::: Supplied material :::

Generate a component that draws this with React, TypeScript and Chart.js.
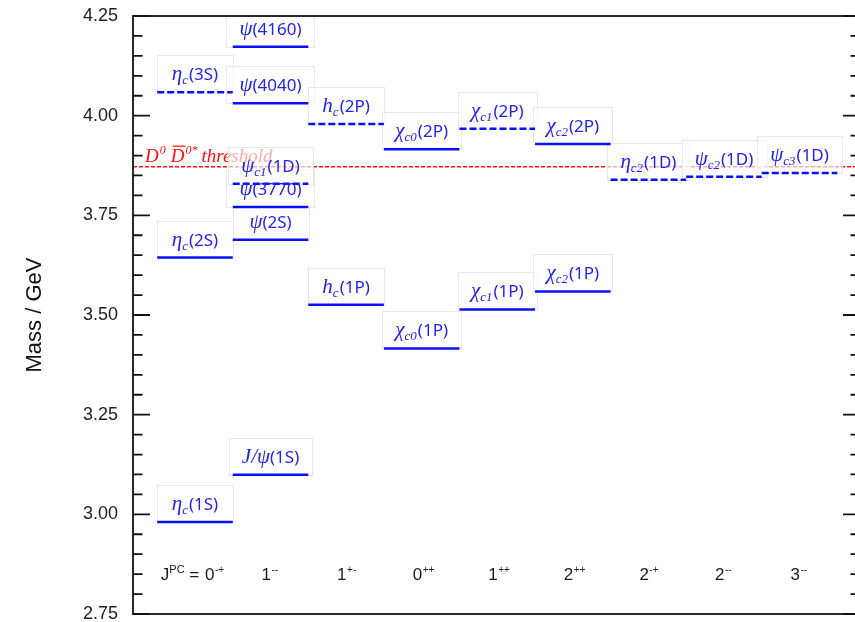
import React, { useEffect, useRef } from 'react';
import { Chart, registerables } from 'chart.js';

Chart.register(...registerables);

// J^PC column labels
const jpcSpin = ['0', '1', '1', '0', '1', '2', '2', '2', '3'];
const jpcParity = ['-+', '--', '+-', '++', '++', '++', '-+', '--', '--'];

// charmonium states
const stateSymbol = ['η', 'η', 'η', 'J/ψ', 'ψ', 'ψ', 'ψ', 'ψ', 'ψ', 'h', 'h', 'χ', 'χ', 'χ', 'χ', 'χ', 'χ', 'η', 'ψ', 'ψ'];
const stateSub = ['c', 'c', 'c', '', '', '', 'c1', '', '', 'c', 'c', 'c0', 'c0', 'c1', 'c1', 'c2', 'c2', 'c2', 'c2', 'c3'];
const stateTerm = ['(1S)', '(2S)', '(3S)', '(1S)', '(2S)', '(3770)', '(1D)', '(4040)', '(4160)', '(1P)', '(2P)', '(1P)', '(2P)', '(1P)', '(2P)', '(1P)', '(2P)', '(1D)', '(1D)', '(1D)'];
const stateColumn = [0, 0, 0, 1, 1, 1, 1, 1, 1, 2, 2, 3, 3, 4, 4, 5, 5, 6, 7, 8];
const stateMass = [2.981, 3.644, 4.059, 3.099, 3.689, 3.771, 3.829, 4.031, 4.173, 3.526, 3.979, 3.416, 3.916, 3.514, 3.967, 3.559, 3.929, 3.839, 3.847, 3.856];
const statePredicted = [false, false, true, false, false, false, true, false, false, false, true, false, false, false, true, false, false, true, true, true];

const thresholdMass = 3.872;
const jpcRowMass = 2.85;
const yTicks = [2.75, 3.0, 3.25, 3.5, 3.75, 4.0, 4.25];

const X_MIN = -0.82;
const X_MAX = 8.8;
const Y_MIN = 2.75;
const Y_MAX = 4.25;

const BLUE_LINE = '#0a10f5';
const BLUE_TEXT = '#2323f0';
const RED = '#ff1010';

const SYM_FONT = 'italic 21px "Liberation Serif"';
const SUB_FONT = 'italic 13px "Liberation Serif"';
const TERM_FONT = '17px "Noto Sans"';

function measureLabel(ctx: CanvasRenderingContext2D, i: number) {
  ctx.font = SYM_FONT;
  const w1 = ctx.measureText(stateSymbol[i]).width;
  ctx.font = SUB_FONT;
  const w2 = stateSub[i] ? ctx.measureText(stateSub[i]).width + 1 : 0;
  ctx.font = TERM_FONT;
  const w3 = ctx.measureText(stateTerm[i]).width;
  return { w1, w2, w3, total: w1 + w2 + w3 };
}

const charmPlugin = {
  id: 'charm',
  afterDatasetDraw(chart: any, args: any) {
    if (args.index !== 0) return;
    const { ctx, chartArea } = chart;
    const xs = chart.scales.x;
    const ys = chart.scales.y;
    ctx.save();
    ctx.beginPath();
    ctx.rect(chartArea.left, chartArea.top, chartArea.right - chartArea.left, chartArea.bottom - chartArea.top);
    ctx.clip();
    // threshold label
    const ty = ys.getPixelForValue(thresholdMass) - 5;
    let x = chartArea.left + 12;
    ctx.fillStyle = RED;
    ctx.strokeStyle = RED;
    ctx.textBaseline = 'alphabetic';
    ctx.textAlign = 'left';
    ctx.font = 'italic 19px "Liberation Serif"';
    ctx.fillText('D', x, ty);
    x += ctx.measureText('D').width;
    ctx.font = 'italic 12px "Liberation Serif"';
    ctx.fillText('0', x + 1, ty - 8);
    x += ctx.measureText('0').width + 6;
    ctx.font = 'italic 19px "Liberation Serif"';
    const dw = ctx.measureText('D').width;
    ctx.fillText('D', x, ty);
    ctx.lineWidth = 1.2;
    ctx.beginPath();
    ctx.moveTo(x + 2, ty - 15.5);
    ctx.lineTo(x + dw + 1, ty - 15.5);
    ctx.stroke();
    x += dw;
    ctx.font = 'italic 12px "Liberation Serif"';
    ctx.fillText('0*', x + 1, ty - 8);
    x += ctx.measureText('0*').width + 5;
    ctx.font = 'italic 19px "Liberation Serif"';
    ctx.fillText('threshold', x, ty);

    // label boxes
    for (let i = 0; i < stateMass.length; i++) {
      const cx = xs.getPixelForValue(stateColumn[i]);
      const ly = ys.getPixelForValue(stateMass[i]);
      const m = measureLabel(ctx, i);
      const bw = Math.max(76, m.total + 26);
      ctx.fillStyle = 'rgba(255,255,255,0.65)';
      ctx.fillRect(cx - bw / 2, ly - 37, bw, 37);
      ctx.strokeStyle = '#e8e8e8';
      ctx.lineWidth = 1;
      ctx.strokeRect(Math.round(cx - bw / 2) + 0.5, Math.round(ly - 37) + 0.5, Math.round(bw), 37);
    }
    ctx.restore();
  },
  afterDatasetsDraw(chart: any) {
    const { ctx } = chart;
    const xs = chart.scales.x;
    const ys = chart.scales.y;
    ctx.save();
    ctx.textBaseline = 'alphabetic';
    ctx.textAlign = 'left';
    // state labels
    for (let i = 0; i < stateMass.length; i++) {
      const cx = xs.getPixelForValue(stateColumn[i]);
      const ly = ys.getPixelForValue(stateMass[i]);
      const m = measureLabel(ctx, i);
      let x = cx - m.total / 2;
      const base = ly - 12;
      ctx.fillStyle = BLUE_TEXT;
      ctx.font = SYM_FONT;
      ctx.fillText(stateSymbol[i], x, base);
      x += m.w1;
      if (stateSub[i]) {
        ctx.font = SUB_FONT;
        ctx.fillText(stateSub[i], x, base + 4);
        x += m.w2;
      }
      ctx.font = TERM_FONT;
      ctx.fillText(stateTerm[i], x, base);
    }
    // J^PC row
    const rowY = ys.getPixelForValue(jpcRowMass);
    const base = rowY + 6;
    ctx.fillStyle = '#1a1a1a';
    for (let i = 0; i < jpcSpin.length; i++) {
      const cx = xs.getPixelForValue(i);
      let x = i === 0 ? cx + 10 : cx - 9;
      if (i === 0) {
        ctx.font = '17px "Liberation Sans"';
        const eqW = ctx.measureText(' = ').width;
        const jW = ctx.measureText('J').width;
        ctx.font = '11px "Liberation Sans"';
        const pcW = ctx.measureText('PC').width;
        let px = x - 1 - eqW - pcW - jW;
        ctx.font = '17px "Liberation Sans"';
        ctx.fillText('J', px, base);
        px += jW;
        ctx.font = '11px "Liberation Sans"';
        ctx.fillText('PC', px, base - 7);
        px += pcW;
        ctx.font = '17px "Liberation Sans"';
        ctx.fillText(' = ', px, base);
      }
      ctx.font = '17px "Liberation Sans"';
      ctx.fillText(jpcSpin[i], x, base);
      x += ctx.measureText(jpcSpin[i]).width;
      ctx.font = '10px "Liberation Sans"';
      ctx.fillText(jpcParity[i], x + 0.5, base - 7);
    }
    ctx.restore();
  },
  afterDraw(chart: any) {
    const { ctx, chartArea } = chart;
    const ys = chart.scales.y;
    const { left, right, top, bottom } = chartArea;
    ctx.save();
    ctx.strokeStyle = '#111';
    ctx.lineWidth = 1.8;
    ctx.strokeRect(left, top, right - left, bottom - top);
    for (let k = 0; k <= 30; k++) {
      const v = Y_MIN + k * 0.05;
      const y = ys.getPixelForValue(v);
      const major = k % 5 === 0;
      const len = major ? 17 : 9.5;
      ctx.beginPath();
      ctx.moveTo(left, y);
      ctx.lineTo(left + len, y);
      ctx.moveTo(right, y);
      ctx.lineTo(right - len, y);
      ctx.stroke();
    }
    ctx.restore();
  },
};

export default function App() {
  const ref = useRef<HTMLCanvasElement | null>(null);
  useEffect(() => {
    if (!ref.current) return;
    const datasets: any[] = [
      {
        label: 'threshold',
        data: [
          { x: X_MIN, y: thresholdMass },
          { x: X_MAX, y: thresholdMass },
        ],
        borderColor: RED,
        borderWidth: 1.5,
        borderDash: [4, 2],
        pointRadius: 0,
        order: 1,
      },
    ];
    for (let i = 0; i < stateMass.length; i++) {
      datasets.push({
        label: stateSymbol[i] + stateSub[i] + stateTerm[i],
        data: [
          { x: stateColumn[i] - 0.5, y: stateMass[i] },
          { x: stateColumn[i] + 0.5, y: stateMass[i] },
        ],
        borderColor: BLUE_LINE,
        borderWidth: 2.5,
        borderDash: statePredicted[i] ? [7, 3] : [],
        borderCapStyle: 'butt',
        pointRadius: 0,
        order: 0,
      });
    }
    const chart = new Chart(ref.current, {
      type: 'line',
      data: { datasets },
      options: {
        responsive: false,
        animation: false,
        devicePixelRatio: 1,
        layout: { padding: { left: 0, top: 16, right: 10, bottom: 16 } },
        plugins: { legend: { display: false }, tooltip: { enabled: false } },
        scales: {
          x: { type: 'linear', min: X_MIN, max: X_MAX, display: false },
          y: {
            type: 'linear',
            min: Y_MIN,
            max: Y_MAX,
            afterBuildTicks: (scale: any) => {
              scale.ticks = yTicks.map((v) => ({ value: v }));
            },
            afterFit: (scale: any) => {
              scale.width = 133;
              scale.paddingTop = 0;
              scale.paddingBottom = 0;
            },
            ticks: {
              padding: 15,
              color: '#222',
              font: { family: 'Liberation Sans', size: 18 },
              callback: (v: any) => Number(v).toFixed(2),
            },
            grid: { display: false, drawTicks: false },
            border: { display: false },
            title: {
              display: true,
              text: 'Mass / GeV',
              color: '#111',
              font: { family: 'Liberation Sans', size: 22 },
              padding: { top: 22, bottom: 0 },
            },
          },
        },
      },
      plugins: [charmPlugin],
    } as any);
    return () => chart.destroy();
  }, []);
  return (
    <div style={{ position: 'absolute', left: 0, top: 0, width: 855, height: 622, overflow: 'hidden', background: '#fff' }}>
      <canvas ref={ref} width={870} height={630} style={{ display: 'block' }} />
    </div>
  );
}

:::

[Written problem]:
Reproduce the material above from its first line through the line containing "Chart.register(...registerables);", both ends included, and skip every picture.

[Complete response]:
Generate a component that draws this with React, TypeScript and Chart.js.
import React, { useEffect, useRef } from 'react';
import { Chart, registerables } from 'chart.js';

Chart.register(...registerables);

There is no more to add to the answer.